What is required -> Write the lines out again, from the top of the material to the line containing "285, null, null, null, null];", pictures excluded.
* begin Collected data *
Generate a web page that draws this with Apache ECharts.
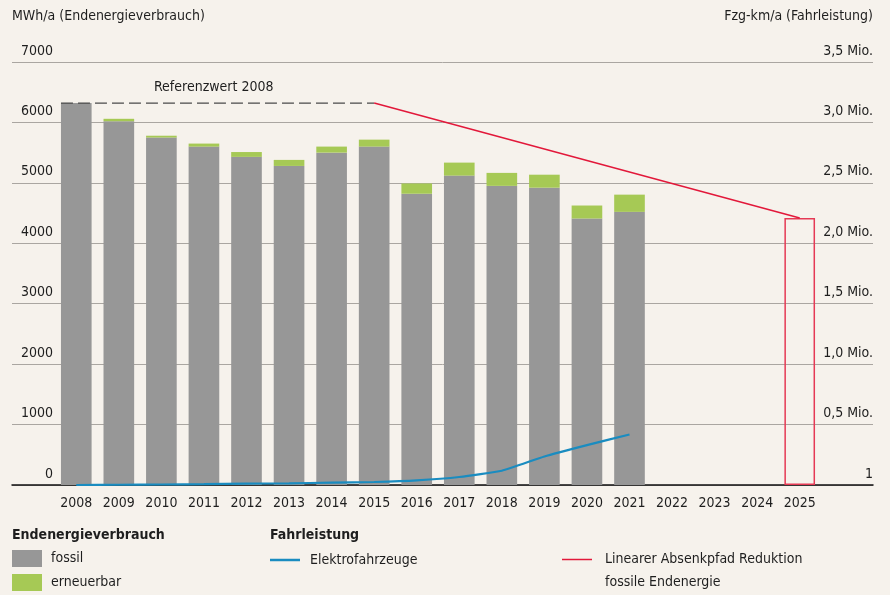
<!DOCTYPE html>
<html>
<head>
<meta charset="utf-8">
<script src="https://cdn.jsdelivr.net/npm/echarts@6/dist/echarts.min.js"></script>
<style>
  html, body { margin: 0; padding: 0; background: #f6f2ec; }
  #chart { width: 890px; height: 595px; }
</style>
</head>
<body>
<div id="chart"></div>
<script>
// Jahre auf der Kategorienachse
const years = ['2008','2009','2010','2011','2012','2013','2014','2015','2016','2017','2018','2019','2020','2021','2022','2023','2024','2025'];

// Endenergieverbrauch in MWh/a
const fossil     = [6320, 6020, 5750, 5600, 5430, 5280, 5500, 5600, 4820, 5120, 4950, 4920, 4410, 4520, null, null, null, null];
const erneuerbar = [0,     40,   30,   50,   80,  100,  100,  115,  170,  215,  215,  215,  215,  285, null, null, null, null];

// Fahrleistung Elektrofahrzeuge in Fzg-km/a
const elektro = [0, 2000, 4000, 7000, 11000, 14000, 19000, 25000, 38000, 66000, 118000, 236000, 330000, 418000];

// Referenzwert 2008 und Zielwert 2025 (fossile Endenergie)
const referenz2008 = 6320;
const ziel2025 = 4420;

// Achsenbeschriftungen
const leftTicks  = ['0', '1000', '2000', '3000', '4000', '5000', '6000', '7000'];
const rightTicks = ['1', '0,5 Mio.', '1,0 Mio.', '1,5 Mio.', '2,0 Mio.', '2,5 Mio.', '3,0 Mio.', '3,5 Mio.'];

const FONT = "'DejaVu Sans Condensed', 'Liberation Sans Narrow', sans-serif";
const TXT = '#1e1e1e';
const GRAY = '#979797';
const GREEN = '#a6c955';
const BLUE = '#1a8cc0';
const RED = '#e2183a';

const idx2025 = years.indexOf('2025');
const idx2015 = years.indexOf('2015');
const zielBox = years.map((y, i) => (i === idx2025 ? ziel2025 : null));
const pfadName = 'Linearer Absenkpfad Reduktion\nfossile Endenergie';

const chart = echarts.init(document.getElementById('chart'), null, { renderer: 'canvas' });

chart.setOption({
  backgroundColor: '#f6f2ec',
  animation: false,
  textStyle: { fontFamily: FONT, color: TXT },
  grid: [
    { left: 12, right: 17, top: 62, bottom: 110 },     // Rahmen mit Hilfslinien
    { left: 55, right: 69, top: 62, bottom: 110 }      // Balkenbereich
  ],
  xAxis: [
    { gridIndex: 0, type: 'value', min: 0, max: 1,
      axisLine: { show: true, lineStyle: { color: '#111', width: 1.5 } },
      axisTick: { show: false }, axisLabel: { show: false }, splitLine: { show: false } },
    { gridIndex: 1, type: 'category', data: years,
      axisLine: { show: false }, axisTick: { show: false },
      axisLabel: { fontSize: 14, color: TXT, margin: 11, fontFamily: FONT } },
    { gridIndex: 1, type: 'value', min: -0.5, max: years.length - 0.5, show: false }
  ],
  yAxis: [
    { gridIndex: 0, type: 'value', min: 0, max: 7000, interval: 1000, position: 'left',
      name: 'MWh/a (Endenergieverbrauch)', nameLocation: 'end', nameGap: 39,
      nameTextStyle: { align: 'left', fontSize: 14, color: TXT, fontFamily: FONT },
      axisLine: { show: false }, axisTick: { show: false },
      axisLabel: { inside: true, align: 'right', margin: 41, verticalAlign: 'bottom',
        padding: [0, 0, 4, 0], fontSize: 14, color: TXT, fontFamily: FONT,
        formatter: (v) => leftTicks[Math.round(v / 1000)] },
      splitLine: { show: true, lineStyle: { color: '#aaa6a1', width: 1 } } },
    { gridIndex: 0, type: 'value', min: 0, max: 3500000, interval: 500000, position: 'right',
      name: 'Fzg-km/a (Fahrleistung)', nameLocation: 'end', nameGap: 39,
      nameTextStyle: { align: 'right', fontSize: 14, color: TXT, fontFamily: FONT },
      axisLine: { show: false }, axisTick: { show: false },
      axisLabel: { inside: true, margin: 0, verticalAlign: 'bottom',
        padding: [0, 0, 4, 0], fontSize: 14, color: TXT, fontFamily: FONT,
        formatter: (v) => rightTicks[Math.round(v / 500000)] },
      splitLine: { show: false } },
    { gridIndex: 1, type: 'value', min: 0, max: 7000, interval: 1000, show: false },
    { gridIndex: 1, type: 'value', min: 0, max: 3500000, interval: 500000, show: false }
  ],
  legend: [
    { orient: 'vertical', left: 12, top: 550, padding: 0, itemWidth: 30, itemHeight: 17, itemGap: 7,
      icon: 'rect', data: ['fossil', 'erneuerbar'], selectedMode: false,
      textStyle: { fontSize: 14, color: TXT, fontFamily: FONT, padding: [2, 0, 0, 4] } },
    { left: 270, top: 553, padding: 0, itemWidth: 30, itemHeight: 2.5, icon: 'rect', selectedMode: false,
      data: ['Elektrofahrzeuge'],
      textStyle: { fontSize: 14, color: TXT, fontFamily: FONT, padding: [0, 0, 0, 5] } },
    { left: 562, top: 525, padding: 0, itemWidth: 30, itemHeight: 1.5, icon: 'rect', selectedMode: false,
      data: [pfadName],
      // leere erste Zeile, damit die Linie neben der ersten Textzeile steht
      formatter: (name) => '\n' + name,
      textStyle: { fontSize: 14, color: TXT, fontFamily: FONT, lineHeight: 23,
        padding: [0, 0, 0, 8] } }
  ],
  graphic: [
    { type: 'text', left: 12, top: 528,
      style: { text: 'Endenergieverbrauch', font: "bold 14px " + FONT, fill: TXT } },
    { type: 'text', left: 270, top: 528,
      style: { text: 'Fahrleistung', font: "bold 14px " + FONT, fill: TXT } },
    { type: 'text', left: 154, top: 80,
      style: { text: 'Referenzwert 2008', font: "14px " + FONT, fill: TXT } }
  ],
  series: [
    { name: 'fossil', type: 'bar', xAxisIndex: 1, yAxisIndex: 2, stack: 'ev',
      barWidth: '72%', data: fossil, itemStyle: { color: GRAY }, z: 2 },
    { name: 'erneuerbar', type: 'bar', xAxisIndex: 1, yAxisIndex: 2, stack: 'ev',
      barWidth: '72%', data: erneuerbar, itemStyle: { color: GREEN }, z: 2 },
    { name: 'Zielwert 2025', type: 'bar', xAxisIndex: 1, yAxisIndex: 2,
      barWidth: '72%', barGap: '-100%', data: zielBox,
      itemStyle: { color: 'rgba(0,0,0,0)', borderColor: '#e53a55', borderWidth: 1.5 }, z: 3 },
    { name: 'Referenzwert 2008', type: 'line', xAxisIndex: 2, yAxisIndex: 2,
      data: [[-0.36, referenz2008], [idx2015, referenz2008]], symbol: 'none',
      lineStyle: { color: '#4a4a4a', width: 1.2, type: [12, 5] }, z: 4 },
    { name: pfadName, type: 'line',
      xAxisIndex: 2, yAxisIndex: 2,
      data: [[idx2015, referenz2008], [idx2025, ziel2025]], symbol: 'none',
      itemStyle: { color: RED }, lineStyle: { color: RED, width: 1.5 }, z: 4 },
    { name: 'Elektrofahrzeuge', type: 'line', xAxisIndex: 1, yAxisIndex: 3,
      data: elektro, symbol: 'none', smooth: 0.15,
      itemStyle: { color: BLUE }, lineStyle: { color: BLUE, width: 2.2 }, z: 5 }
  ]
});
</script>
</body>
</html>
* end Collected data *
Result of this task ->
Generate a web page that draws this with Apache ECharts.
<!DOCTYPE html>
<html>
<head>
<meta charset="utf-8">
<script src="https://cdn.jsdelivr.net/npm/echarts@6/dist/echarts.min.js"></script>
<style>
  html, body { margin: 0; padding: 0; background: #f6f2ec; }
  #chart { width: 890px; height: 595px; }
</style>
</head>
<body>
<div id="chart"></div>
<script>
// Jahre auf der Kategorienachse
const years = ['2008','2009','2010','2011','2012','2013','2014','2015','2016','2017','2018','2019','2020','2021','2022','2023','2024','2025'];

// Endenergieverbrauch in MWh/a
const fossil     = [6320, 6020, 5750, 5600, 5430, 5280, 5500, 5600, 4820, 5120, 4950, 4920, 4410, 4520, null, null, null, null];
const erneuerbar = [0,     40,   30,   50,   80,  100,  100,  115,  170,  215,  215,  215,  215,  285, null, null, null, null];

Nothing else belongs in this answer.